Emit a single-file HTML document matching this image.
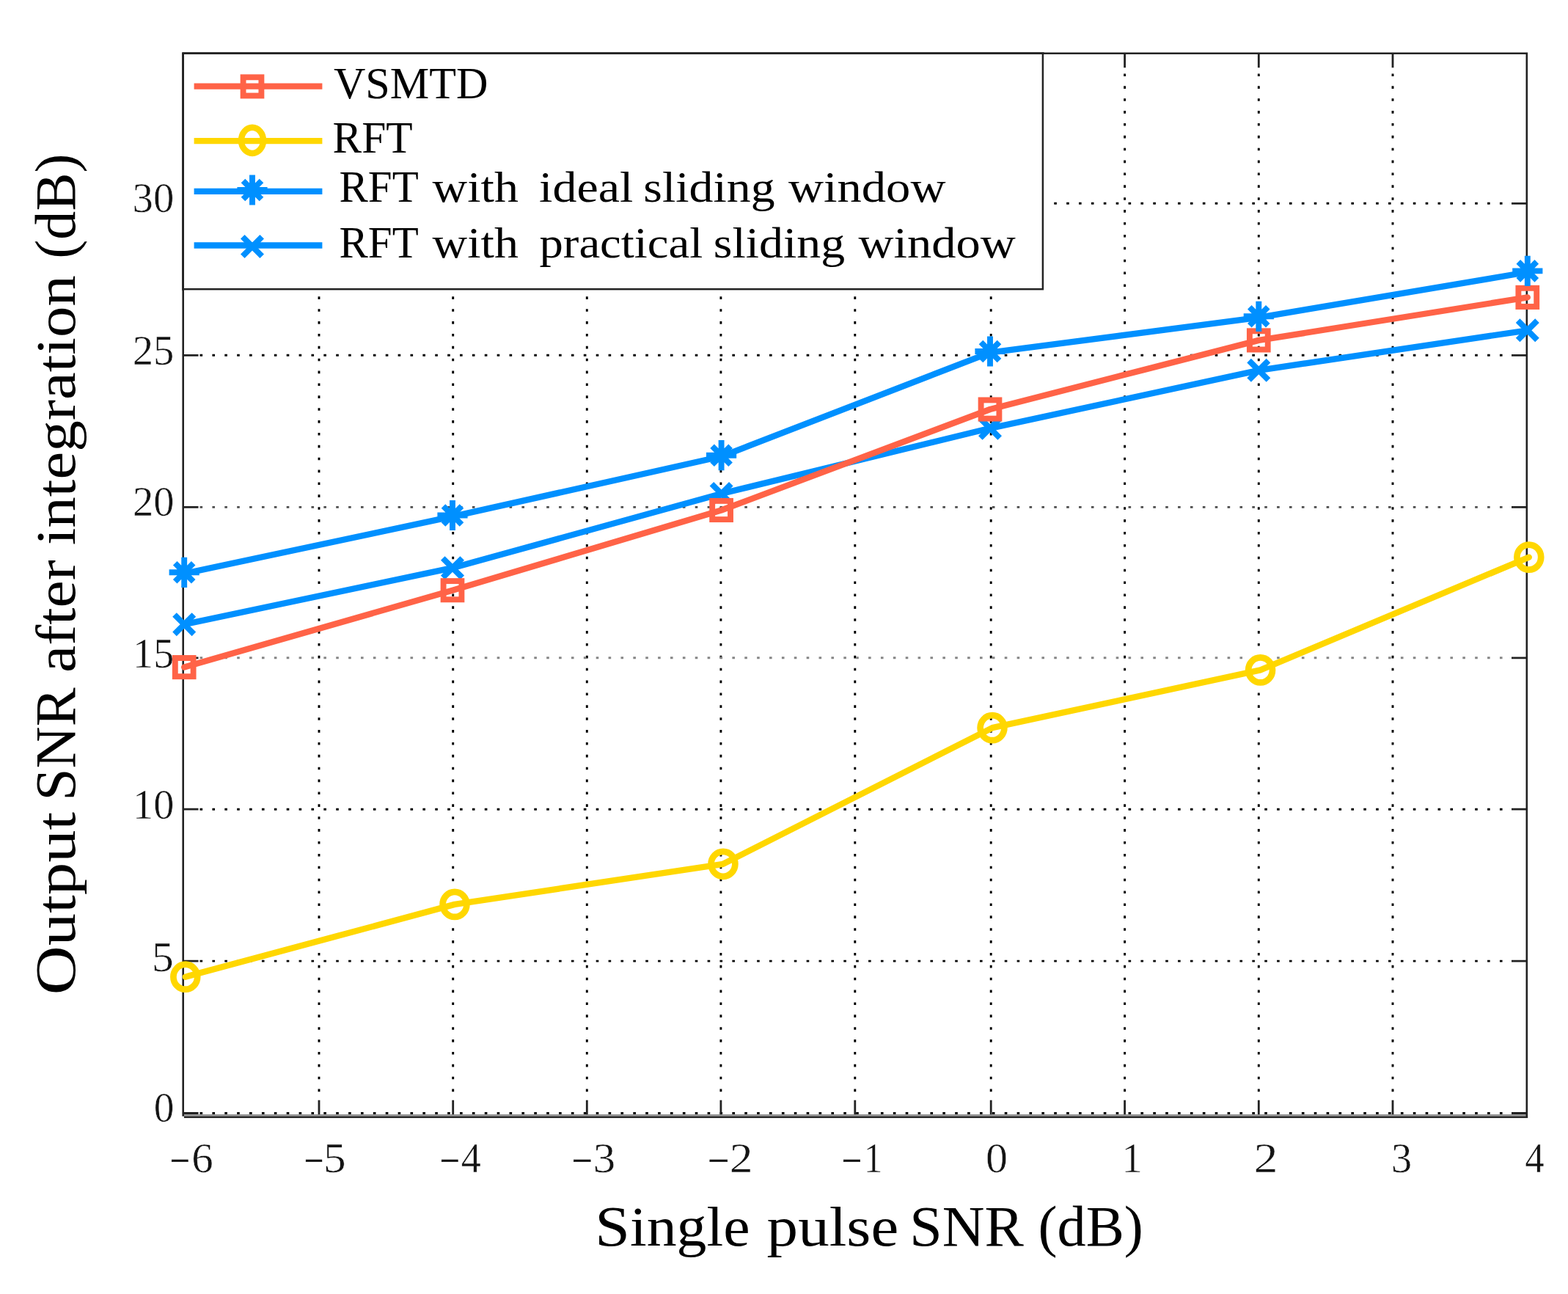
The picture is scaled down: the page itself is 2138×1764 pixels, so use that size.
<!DOCTYPE html>
<html lang="en"><head><meta charset="utf-8"><title>Figure</title>
<style>
html,body{margin:0;padding:0;background:#fff}
svg{display:block}
text{font-family:"Liberation Serif","DejaVu Serif",serif;font-kerning:none;fill:#1a1a1a}
.tk{fill:#141414;stroke:#fff;stroke-width:0.5px;paint-order:fill stroke}.lg,.ti{fill:#000}
.tk .mn{stroke:#141414;stroke-width:.5px}
.tk{font-size:56.3px}.lg{font-size:62.3px}.ti{font-size:79px}
.g{stroke:#000000;stroke-width:2.9;stroke-dasharray:3.6 13.28;fill:none}
.ax{stroke:#222222;stroke-width:2.6;fill:none}
.r{stroke:#ff6347}.y{stroke:#ffd700}.b{stroke:#0090ff}
.ln{fill:none;stroke-width:8.35;stroke-linejoin:round;stroke-linecap:round}
.mk{fill:none;stroke-width:7.9;stroke-linecap:butt;stroke-linejoin:miter}
</style></head><body>
<svg width="2138" height="1764" viewBox="0 0 2138 1764" style="filter:blur(0.6px)">
<rect x="-20" y="-20" width="2178" height="1804" fill="#fff"/>
<defs>
<g id="ms"><rect x="-12.4" y="-12.6" width="24.8" height="25.2"/></g>
<g id="mo"><ellipse rx="16.4" ry="17" style="stroke-width:8.7px"/></g>
<g id="ml"><ellipse rx="15" ry="17.6" style="stroke-width:8.4px"/></g>
<path id="mx" d="M-13.2 -13.2L13.2 13.2M-13.2 13.2L13.2 -13.2"/>
<path id="ma" d="M-20.6 0H20.6M0 -20.6V20.6M-12.5 -12.5L12.5 12.5M-12.5 12.5L12.5 -12.5"/>
</defs>
<g class="g">
<line x1="435" y1="1497" x2="435" y2="93.3" stroke-dashoffset="8.08"/>
<line x1="617.7" y1="1497" x2="617.7" y2="93.3" stroke-dashoffset="8.08"/>
<line x1="800.3" y1="1497" x2="800.3" y2="93.3" stroke-dashoffset="8.08"/>
<line x1="982.9" y1="1497" x2="982.9" y2="93.3" stroke-dashoffset="8.08"/>
<line x1="1165.8" y1="1497" x2="1165.8" y2="93.3" stroke-dashoffset="8.08"/>
<line x1="1351.2" y1="1497" x2="1351.2" y2="93.3" stroke-dashoffset="8.08"/>
<line x1="1533.6" y1="1497" x2="1533.6" y2="93.3" stroke-dashoffset="8.08"/>
<line x1="1716.3" y1="1497" x2="1716.3" y2="93.3" stroke-dashoffset="8.08"/>
<line x1="1899" y1="1497" x2="1899" y2="93.3" stroke-dashoffset="8.08"/>
<line x1="271.2" y1="1517.5" x2="2061.3" y2="1517.5" stroke-dashoffset="15.53"/>
<line x1="271.2" y1="1310.1" x2="2061.3" y2="1310.1" stroke-dashoffset="15.53"/>
<line x1="271.2" y1="1103.2" x2="2061.3" y2="1103.2" stroke-dashoffset="15.53"/>
<line x1="271.2" y1="896.8" x2="2061.3" y2="896.8" stroke="#858585" stroke-dashoffset="15.53"/>
<line x1="271.2" y1="691.4" x2="2061.3" y2="691.4" stroke="#4d4d4d" stroke-dashoffset="15.53"/>
<line x1="271.2" y1="484.3" x2="2061.3" y2="484.3" stroke-dashoffset="15.53"/>
<line x1="1429.9" y1="277.3" x2="2061.3" y2="277.3" stroke-dashoffset="9.51"/>
</g>
<rect x="251" y="1519.1" width="1832.1" height="2.9" fill="#909090"/>
<rect x="251" y="1521.9" width="1832.1" height="2.2" fill="#222222"/>
<g class="ax">
<path d="M249.7 1521.8V71.5M2081.8 1524.1V71.5M249.7 72.8H2081.8"/>
<path d="M435 72.8v19.5M435 1519.2v-19.5M617.7 72.8v19.5M617.7 1519.2v-19.5M800.3 72.8v19.5M800.3 1519.2v-19.5M982.9 72.8v19.5M982.9 1519.2v-19.5M1165.8 72.8v19.5M1165.8 1519.2v-19.5M1351.2 72.8v19.5M1351.2 1519.2v-19.5M1533.6 72.8v19.5M1533.6 1519.2v-19.5M1716.3 72.8v19.5M1716.3 1519.2v-19.5M1899 72.8v19.5M1899 1519.2v-19.5M249.7 1517.5h20.8M2081.8 1517.5h-20.8M249.7 1310.1h20.8M2081.8 1310.1h-20.8M249.7 1103.2h20.8M2081.8 1103.2h-20.8M249.7 896.8h20.8M2081.8 896.8h-20.8M249.7 691.4h20.8M2081.8 691.4h-20.8M249.7 484.3h20.8M2081.8 484.3h-20.8M249.7 277.3h20.8M2081.8 277.3h-20.8" stroke-width="2.8"/>
</g>
<text class="tk"><tspan class="mn" x="231.81" y="1601.3" textLength="27.03" lengthAdjust="spacingAndGlyphs">−</tspan><tspan x="261.17" y="1598" textLength="29.49" lengthAdjust="spacingAndGlyphs">6</tspan></text>
<text class="tk"><tspan class="mn" x="414.86" y="1601.3" textLength="26.54" lengthAdjust="spacingAndGlyphs">−</tspan><tspan x="440.94" y="1598" textLength="30.66" lengthAdjust="spacingAndGlyphs">5</tspan></text>
<text class="tk"><tspan class="mn" x="599.81" y="1601.3" textLength="27.03" lengthAdjust="spacingAndGlyphs">−</tspan><tspan x="628.84" y="1598" textLength="27.11" lengthAdjust="spacingAndGlyphs">4</tspan></text>
<text class="tk"><tspan class="mn" x="779.74" y="1601.3" textLength="27.88" lengthAdjust="spacingAndGlyphs">−</tspan><tspan x="808.88" y="1598" textLength="30.5" lengthAdjust="spacingAndGlyphs">3</tspan></text>
<text class="tk"><tspan class="mn" x="965.33" y="1601.3" textLength="29.09" lengthAdjust="spacingAndGlyphs">−</tspan><tspan x="994.7" y="1598" textLength="31.81" lengthAdjust="spacingAndGlyphs">2</tspan></text>
<text class="tk"><tspan class="mn" x="1147.78" y="1601.3" textLength="27.39" lengthAdjust="spacingAndGlyphs">−</tspan><tspan x="1177.71" y="1598" textLength="25.56" lengthAdjust="spacingAndGlyphs">1</tspan></text>
<text class="tk"><tspan x="1344.01" y="1598" textLength="30.08" lengthAdjust="spacingAndGlyphs">0</tspan></text>
<text class="tk"><tspan x="1529.53" y="1598" textLength="28.26" lengthAdjust="spacingAndGlyphs">1</tspan></text>
<text class="tk"><tspan x="1709.6" y="1598" textLength="33.05" lengthAdjust="spacingAndGlyphs">2</tspan></text>
<text class="tk"><tspan x="1897" y="1598" textLength="28.2" lengthAdjust="spacingAndGlyphs">3</tspan></text>
<text class="tk"><tspan x="2079.17" y="1598" textLength="26.46" lengthAdjust="spacingAndGlyphs">4</tspan></text>
<text class="tk"><tspan x="180.58" y="289" textLength="56.78" lengthAdjust="spacingAndGlyphs">30</tspan></text>
<text class="tk"><tspan x="180.81" y="496.7" textLength="56.6" lengthAdjust="spacingAndGlyphs">25</tspan></text>
<text class="tk"><tspan x="180.92" y="703.3" textLength="56.54" lengthAdjust="spacingAndGlyphs">20</tspan></text>
<text class="tk"><tspan x="181.07" y="909.6" textLength="56.13" lengthAdjust="spacingAndGlyphs">15</tspan></text>
<text class="tk"><tspan x="181.04" y="1116" textLength="56.41" lengthAdjust="spacingAndGlyphs">10</tspan></text>
<text class="tk"><tspan x="207.14" y="1324.3" textLength="29.79" lengthAdjust="spacingAndGlyphs">5</tspan></text>
<text class="tk"><tspan x="209.69" y="1528.9" textLength="27.72" lengthAdjust="spacingAndGlyphs">0</tspan></text>
<g class="y">
<polyline class="ln" points="252.8,1331.7 620,1232.9 986,1177.8 1353,992.2 1718.6,913.4 2084.8,759.6"/>
<g class="mk"><use href="#mo" x="252.8" y="1331.7"/><use href="#mo" x="620" y="1232.9"/><use href="#mo" x="986" y="1177.8"/><use href="#mo" x="1353" y="992.2"/><use href="#mo" x="1718.6" y="913.4"/><use href="#mo" x="2084.8" y="759.6"/></g>
</g>
<g class="b">
<polyline class="ln" points="251.2,851.2 617,774.2 983.6,673 1350,583.8 1716.3,504.8 2082.8,450.3"/>
<g class="mk"><use href="#mx" x="251.2" y="851.2"/><use href="#mx" x="617" y="774.2"/><use href="#mx" x="983.6" y="673"/><use href="#mx" x="1350" y="583.8"/><use href="#mx" x="1716.3" y="504.8"/><use href="#mx" x="2082.8" y="450.3"/></g>
</g>
<g class="r">
<polyline class="ln" points="251.2,909.6 617,804.7 983.6,695.5 1350,558 1716.3,463.9 2082.8,405.4"/>
<g class="mk"><use href="#ms" x="251.2" y="909.6"/><use href="#ms" x="617" y="804.7"/><use href="#ms" x="983.6" y="695.5"/><use href="#ms" x="1350" y="558"/><use href="#ms" x="1716.3" y="463.9"/><use href="#ms" x="2082.8" y="405.4"/></g>
</g>
<g class="b">
<polyline class="ln" points="251.2,781.9 617,704.1 983.6,622.3 1350,480.6 1716.3,432.9 2082.8,371"/>
<g class="mk"><use href="#ma" x="251.2" y="780.3"/><use href="#ma" x="617" y="702.5"/><use href="#ma" x="983.6" y="620.7"/><use href="#ma" x="1350" y="479"/><use href="#ma" x="1716.3" y="431.3"/><use href="#ma" x="2082.8" y="369.4"/></g>
</g>
<rect x="249.7" y="72.8" width="1172.2" height="321.4" fill="#fff" stroke="#222222" stroke-width="2.5"/>
<path class="ax" d="M249.7 396.2V71.5M249.7 72.8H1423.9"/>
<g class="r"><line class="ln" style="stroke-linecap:butt" x1="264.6" y1="117.6" x2="439.4" y2="117.6"/><use class="mk" href="#ms" x="344" y="117.9"/></g>
<g class="y"><line class="ln" style="stroke-linecap:butt" x1="264.6" y1="192.1" x2="439.4" y2="192.1"/><use class="mk" href="#ml" x="344" y="191.4"/></g>
<g class="b"><line class="ln" style="stroke-linecap:butt" x1="264.6" y1="260.9" x2="439.4" y2="260.9"/><use class="mk" href="#ma" x="344" y="259"/></g>
<g class="b"><line class="ln" style="stroke-linecap:butt" x1="264.6" y1="334.5" x2="439.4" y2="334.5"/><use class="mk" href="#mx" x="344" y="336"/></g>
<text class="lg"><tspan x="454.92" y="134.1" textLength="210.69" lengthAdjust="spacingAndGlyphs">VSMTD</tspan></text>
<text class="lg"><tspan x="453.59" y="207.9" textLength="109" lengthAdjust="spacingAndGlyphs">RFT</tspan></text>
<text class="lg"><tspan x="462.5" y="275" textLength="108.18" lengthAdjust="spacingAndGlyphs">RFT</tspan> <tspan font-size="59.5" x="589.64" y="275" textLength="117.23" lengthAdjust="spacingAndGlyphs">with</tspan> <tspan font-size="59.5" x="735.11" y="275" textLength="128.21" lengthAdjust="spacingAndGlyphs">ideal</tspan> <tspan font-size="59.5" x="877.3" y="275" textLength="179.25" lengthAdjust="spacingAndGlyphs">sliding</tspan> <tspan font-size="59.5" x="1074.93" y="275" textLength="214.56" lengthAdjust="spacingAndGlyphs">window</tspan></text>
<text class="lg"><tspan x="462.5" y="351.3" textLength="108.18" lengthAdjust="spacingAndGlyphs">RFT</tspan> <tspan font-size="59.5" x="589.64" y="351.3" textLength="117.23" lengthAdjust="spacingAndGlyphs">with</tspan> <tspan font-size="59.5" x="735.46" y="351.3" textLength="222.84" lengthAdjust="spacingAndGlyphs">practical</tspan> <tspan font-size="59.5" x="972.8" y="351.3" textLength="179.25" lengthAdjust="spacingAndGlyphs">sliding</tspan> <tspan font-size="59.5" x="1170.54" y="351.3" textLength="214.36" lengthAdjust="spacingAndGlyphs">window</tspan></text>
<text class="ti"><tspan x="811.27" y="1698" textLength="47.65" lengthAdjust="spacingAndGlyphs">S</tspan><tspan font-size="75.44" x="858.92" y="1698" textLength="163.62" lengthAdjust="spacingAndGlyphs">ingle</tspan> <tspan font-size="75.44" x="1045.63" y="1698" textLength="179.62" lengthAdjust="spacingAndGlyphs">pulse</tspan> <tspan x="1240.35" y="1698" textLength="155.46" lengthAdjust="spacingAndGlyphs">SNR</tspan> <tspan x="1415.56" y="1698" textLength="143.37" lengthAdjust="spacingAndGlyphs">(dB)</tspan></text>
<text class="ti" transform="translate(101.5 1352.4) rotate(-90)"><tspan x="-3.81" y="0" textLength="67.08" lengthAdjust="spacingAndGlyphs">O</tspan><tspan font-size="75.44" x="63.27" y="0" textLength="182.35" lengthAdjust="spacingAndGlyphs">utput</tspan> <tspan x="261.01" y="0" textLength="153.8" lengthAdjust="spacingAndGlyphs">SNR</tspan> <tspan font-size="75.44" x="435.45" y="0" textLength="153.69" lengthAdjust="spacingAndGlyphs">after</tspan> <tspan font-size="75.44" x="609.12" y="0" textLength="368.17" lengthAdjust="spacingAndGlyphs">integration</tspan> <tspan x="999.77" y="0" textLength="143.16" lengthAdjust="spacingAndGlyphs">(dB)</tspan></text>
</svg>
</body></html>
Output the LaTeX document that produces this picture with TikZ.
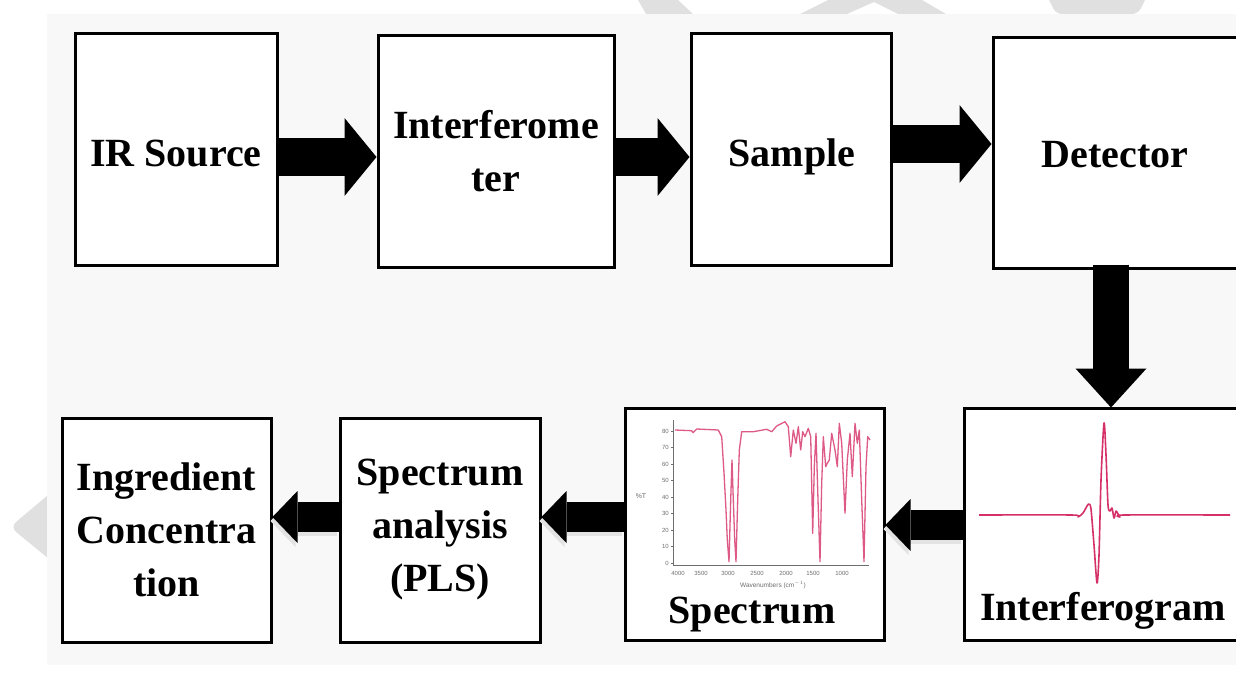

### What to produce
Reproduce each line holding the word "that".

### Final result
The picture is scaled down: the page itself is 2138×1764 pixels, so use that size.
Output the LaTeX document that produces this picture with TikZ.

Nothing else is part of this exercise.